Renewable Sources cannot provide all our needs
Renewable energy sources do have a place in the energy mix, I'm even considering an installation myself, but they cannot be a complete replacement for nuclear power, or power from fossil fuels, because they either only work during daylight hours, or when it’s windy.  There is no suitable storage technology that will enable sufficient energy storage solely from such sources for our current patterns of demand.   I didn’t hear her mention biofuels but they need huge areas of land and, unless you live in a country that has thousands of hectares of unpopulated forest, they are in direct competition with food crops.

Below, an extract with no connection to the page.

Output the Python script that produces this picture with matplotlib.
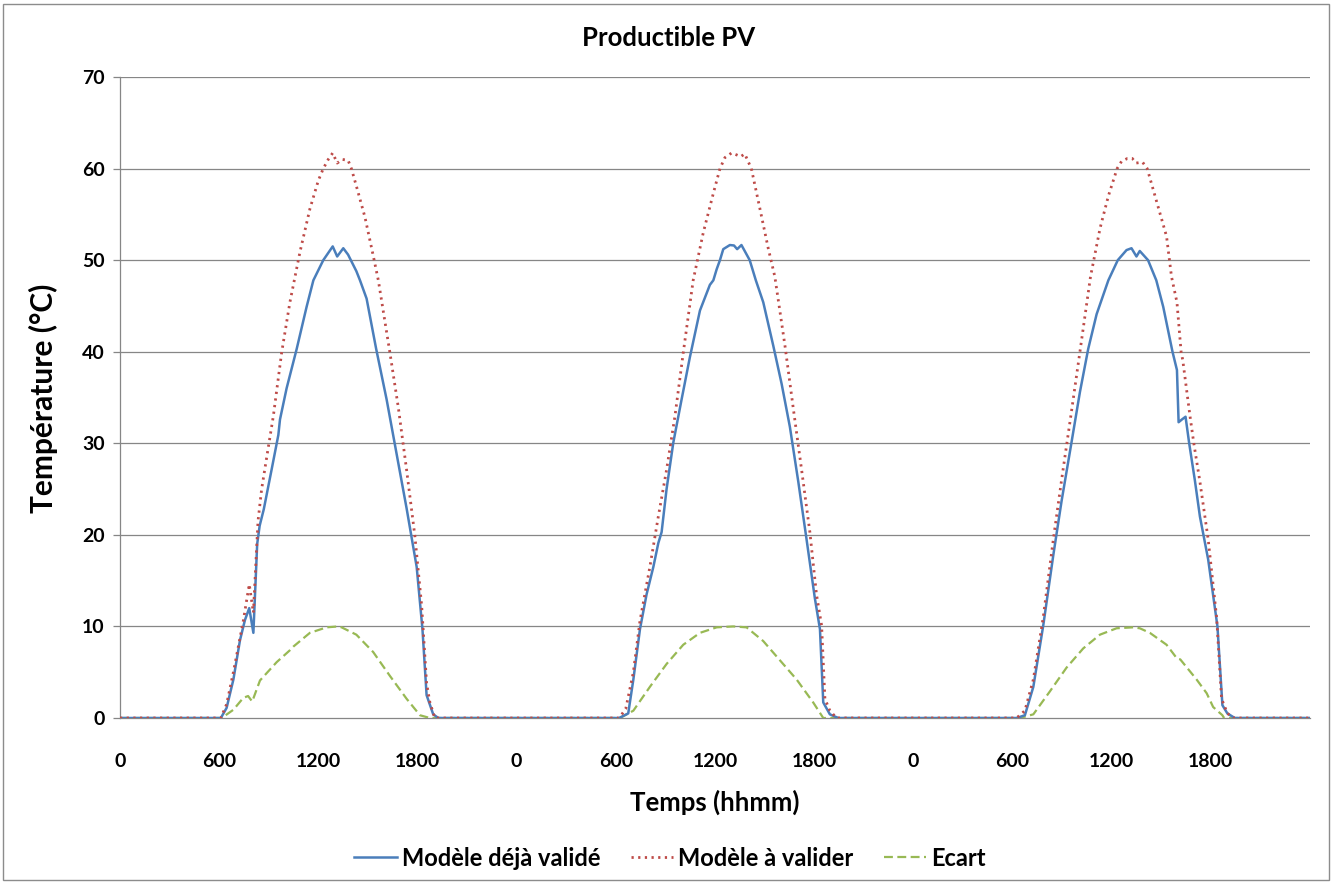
import numpy as np
import matplotlib
matplotlib.use("Agg")
import matplotlib.pyplot as plt
from matplotlib.patches import Rectangle

plt.rcParams['font.family'] = ['Lato', 'DejaVu Sans']

# ---------------- data (local hour of day, value) ----------------
# Day 1
d1_blue_h = [0, 6.1, 6.45, 6.86, 7.26, 7.56, 7.82, 8.07, 8.3, 8.45, 8.7, 9.17, 9.58, 9.68,
             10.08, 10.69, 11.29, 11.7, 12.3, 12.87, 13.14, 13.51, 13.8, 14.3, 14.52, 14.92,
             15.5, 16.13, 16.74, 17.34, 17.95, 18.3, 18.55, 18.95, 19.26, 24]
d1_blue_v = [0, 0, 1.1, 4.2, 8.5, 10.7, 12.0, 9.3, 19.0, 21.0, 22.8, 27.1, 30.9, 32.6,
             36.0, 40.3, 44.9, 47.8, 50.0, 51.5, 50.4, 51.3, 50.6, 48.8, 47.8, 45.8,
             40.3, 34.8, 28.8, 22.9, 16.5, 9.7, 2.5, 0.4, 0, 0]
d1_red_h = [0, 6.1, 6.45, 6.86, 7.46, 7.82, 7.95, 8.07, 8.35, 8.57, 8.87, 9.28, 9.78, 10.28,
            10.89, 11.49, 12.0, 12.3, 12.6, 12.87, 13.14, 13.45, 13.8, 14.0, 14.3, 14.82,
            15.32, 15.63, 16.33, 16.84, 17.34, 17.84, 18.25, 18.55, 18.75, 19.05, 24]
d1_red_v = [0, 0, 1.5, 5.0, 10.6, 14.6, 13.0, 11.5, 21.5, 25.0, 28.4, 33.0, 39.9, 45.4,
            50.9, 55.6, 58.7, 60.0, 61.0, 61.7, 60.6, 61.0, 60.9, 60.0, 58.1, 54.7,
            50.5, 47.8, 39.9, 33.9, 27.1, 19.9, 12.3, 3.8, 1.7, 0, 0]
d1_green_h = [0, 6.15, 6.86, 7.46, 7.75, 8.0, 8.47, 9.48, 10.28, 10.49, 11.49, 12.5, 13.2,
              13.41, 14.3, 15.32, 16.33, 17.34, 18.15, 18.75, 24]
d1_green_v = [0, 0, 0.9, 2.2, 2.4, 1.8, 4.1, 6.1, 7.4, 7.8, 9.3, 9.9, 10.0,
              9.9, 9.1, 7.2, 4.6, 2.1, 0.3, 0, 0]

# Day 2
d2_blue_h = [0, 6.2, 6.75, 7.06, 7.46, 7.86, 8.27, 8.57, 8.77, 9.07, 9.48, 9.98, 10.48,
             11.09, 11.69, 11.9, 12.1, 12.3, 12.5, 12.9, 13.15, 13.34, 13.6, 14.1, 14.47,
             14.92, 15.52, 16.03, 16.53, 17.04, 17.54, 18.04, 18.35, 18.55, 18.95, 19.46, 24]
d2_blue_v = [0, 0, 0.5, 4.2, 9.7, 13.5, 16.5, 19.1, 20.3, 25.0, 30.1, 34.8, 39.4,
             44.5, 47.3, 47.8, 49.0, 50.0, 51.2, 51.65, 51.6, 51.2, 51.65, 50.0, 47.8,
             45.4, 40.7, 36.5, 31.8, 25.8, 19.5, 13.1, 9.7, 1.7, 0.4, 0, 0]
d2_red_h = [0, 6.2, 6.6, 7.06, 7.46, 8.06, 8.57, 9.07, 9.58, 10.08, 10.68, 11.29, 11.9,
            12.3, 12.6, 13.0, 13.3, 13.55, 13.8, 14.2, 14.72, 15.22, 15.62, 16.23, 16.73,
            17.24, 17.74, 18.14, 18.45, 18.65, 18.95, 19.35, 24]
d2_red_v = [0, 0, 1.0, 5.0, 10.6, 16.5, 22.0, 27.1, 33.0, 39.9, 47.8, 53.0, 57.3,
            60.0, 61.2, 61.7, 61.5, 61.3, 61.6, 60.0, 55.6, 51.3, 48.2, 40.7, 33.9,
            27.1, 20.3, 13.5, 10.1, 2.1, 0.8, 0, 0]
d2_green_h = [0, 6.25, 7.06, 8.06, 9.07, 10.08, 11.09, 12.1, 13.1, 13.91, 14.92, 15.93,
              16.94, 17.94, 18.55, 24]
d2_green_v = [0, 0, 0.8, 3.4, 5.9, 8.0, 9.3, 9.9, 10.0, 9.9, 8.4, 6.3,
              4.2, 1.7, 0, 0]

# Day 3
d3_blue_h = [0, 6.25, 6.75, 7.26, 7.86, 8.47, 8.97, 9.57, 10.08, 10.58, 11.09, 11.8, 12.37,
             12.9, 13.2, 13.5, 13.7, 14.2, 14.7, 15.12, 15.68, 15.95, 16.05, 16.25, 16.47,
             16.69, 17.03, 17.34, 17.84, 18.4, 18.7, 19.0, 19.45, 24]
d3_blue_v = [0, 0, 0.3, 3.4, 10.1, 17.8, 23.7, 30.1, 35.6, 40.3, 44.1, 47.8, 50.0,
             51.1, 51.3, 50.4, 51.0, 50.0, 47.8, 44.9, 40.0, 38.0, 32.3, 32.6, 32.9,
             30.0, 26.0, 22.0, 17.3, 10.0, 1.4, 0.5, 0, 0]
d3_red_h = [0, 6.25, 6.75, 7.26, 7.86, 8.47, 8.97, 9.57, 10.08, 10.72, 11.3, 11.8, 12.33,
            12.6, 12.95, 13.25, 13.47, 13.87, 14.15, 14.72, 15.32, 15.62, 15.95, 16.2, 16.3,
            16.73, 16.97, 17.34, 17.84, 18.35, 18.65, 19.0, 19.4, 24]
d3_red_v = [0, 0, 0.8, 4.2, 11.0, 19.5, 26.0, 33.5, 40.0, 48.2, 53.5, 57.0, 60.0,
            60.8, 61.1, 61.1, 60.6, 60.7, 60.0, 56.4, 52.6, 48.2, 45.4, 40.0, 39.1,
            33.1, 30.0, 25.8, 19.5, 11.0, 2.1, 0.5, 0, 0]
d3_green_h = [0, 6.45, 7.26, 8.26, 9.27, 10.28, 11.29, 12.3, 13.3, 13.7, 14.31, 15.32,
              15.7, 15.95, 16.15, 17.14, 17.75, 18.14, 18.7, 18.8, 24]
d3_green_v = [0, 0, 0.4, 2.9, 5.5, 7.6, 9.1, 9.8, 9.9, 9.8, 9.3, 8.0,
              7.1, 6.5, 6.4, 4.2, 2.7, 1.2, 0.3, 0, 0]

tick_labels = ['0', '600', '1200', '1800'] * 3
series_names = ['Modèle déjà validé', 'Modèle à valider', 'Ecart']
title = 'Productible PV'
xlabel = 'Temps (hhmm)'
ylabel = 'Température (°C)'


def join(days):
    xs, ys = [], []
    for k, (h, v) in enumerate(days):
        xs.extend(np.asarray(h, float) + 24 * k)
        ys.extend(v)
    return np.array(xs), np.array(ys)


bx, by = join([(d1_blue_h, d1_blue_v), (d2_blue_h, d2_blue_v), (d3_blue_h, d3_blue_v)])
rx, ry = join([(d1_red_h, d1_red_v), (d2_red_h, d2_red_v), (d3_red_h, d3_red_v)])
gx, gy = join([(d1_green_h, d1_green_v), (d2_green_h, d2_green_v), (d3_green_h, d3_green_v)])

W, H = 1333, 884
fig = plt.figure(figsize=(W / 100, H / 100), dpi=100)
ax = fig.add_axes([120 / W, 1 - 718 / H, (1310 - 120) / W, (718 - 77) / H])

grid_c = '#868686'
blue_c = '#4A7EBB'
red_c = '#BE4B48'
green_c = '#98B954'

for yv in range(10, 71, 10):
    ax.axhline(yv, color=grid_c, lw=0.9, zorder=1)

ax.plot(gx, gy, color=green_c, lw=1.6, linestyle=(0, (4, 2)), zorder=3, label=series_names[2])
ax.plot(bx, by, color=blue_c, lw=1.8, zorder=4, label=series_names[0])
ax.plot(rx, ry, color=red_c, lw=2.0, linestyle=(0, (0.8, 1.6)), zorder=5, label=series_names[1])

ax.set_xlim(0, 72)
ax.set_ylim(0, 70)
ax.set_xticks(np.arange(0, 72, 6))
ax.set_xticklabels(tick_labels)
ax.set_yticks(np.arange(0, 71, 10))
ax.tick_params(axis='x', length=0, pad=25, labelsize=14)
ax.tick_params(axis='y', length=5, width=0.9, color=grid_c, pad=6, labelsize=14)
for lab in ax.get_xticklabels() + ax.get_yticklabels():
    lab.set_fontweight('bold')

for s in ['top', 'right']:
    ax.spines[s].set_visible(False)
for s in ['left', 'bottom']:
    ax.spines[s].set_color(grid_c)
    ax.spines[s].set_linewidth(0.9)

fig.text(669 / W, 1 - 38 / H, title, ha='center', va='center', fontsize=18.5, fontweight='bold')
fig.text(715 / W, 1 - 802 / H, xlabel, ha='center', va='center', fontsize=18.5, fontweight='bold')
fig.text(43 / W, 1 - 398 / H, ylabel, ha='center', va='center', rotation=90, fontsize=21.5,
         fontweight='bold')

handles, labels = ax.get_legend_handles_labels()
order = [1, 2, 0]
leg = fig.legend([handles[i] for i in order], [labels[i] for i in order], loc='center',
                 bbox_to_anchor=(670 / W, 1 - 858 / H), ncol=3, frameon=False,
                 handlelength=1.8, columnspacing=1.3, handletextpad=0.2,
                 prop={'weight': 'bold', 'size': 17})

fig.patches.append(Rectangle((3 / W, 4 / H), 1326 / W, 876 / H, transform=fig.transFigure,
                             fill=False, edgecolor='#8C8C8C', lw=1.0))

fig.savefig('out.png', dpi=100)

German consumers already pay 40% more for their electricity than consumers in France because they have less nuclear power and are now going to withdraw from it altogether.  They haven’t yet admitted that there’s a problem of satisfying the base load with renewables but when they do they will make it up by burning more Russian gas or importing French nuclear electricity!  Fortunately they are unlikely to be in direct political conflict with Putin et al, who have a history of turning off the gas as a political weapon and, however high the price of gas gets, they can afford it!  They are a successful country that can export its manufactured goods and has sustained higher economic growth over the decades than its neighbours. 
Prosperity without economic growth is a myth
France is not so lucky but Cecile Duflot has an answer to that as well, “prosperity without economic growth”.  Even that might be possible in an unconnected world where we all lived in our own small isolated communities.  I suppose it would be rather like after the romans left, no economic growth but just lots of invasions.  Between successive waves of wars and invasions there was a form of prosperity, if you could call being able to feed yourself and stay alive until the Black Death arrived, being prosperous. 

Somewhat more recently we saw what happened to communist regimes following over seventy years of stifling dogma and the cold war, both of which had the effect of restricting economic growth.  Eastern European countries are still living with the economic and political legacy. 
Oh sorry!  You want an army to defend your borders, a better health service, state subsidies for failing industries and more social protection but all without economic growth to pay for it.  Clearly we need another revolution!
So if you want to pay at least 40% more for your electricity, you think economic growth is a bad thing and you have no children or grandchildren who will need jobs in the future, then vote for Europe Ecology. You know it makes sense!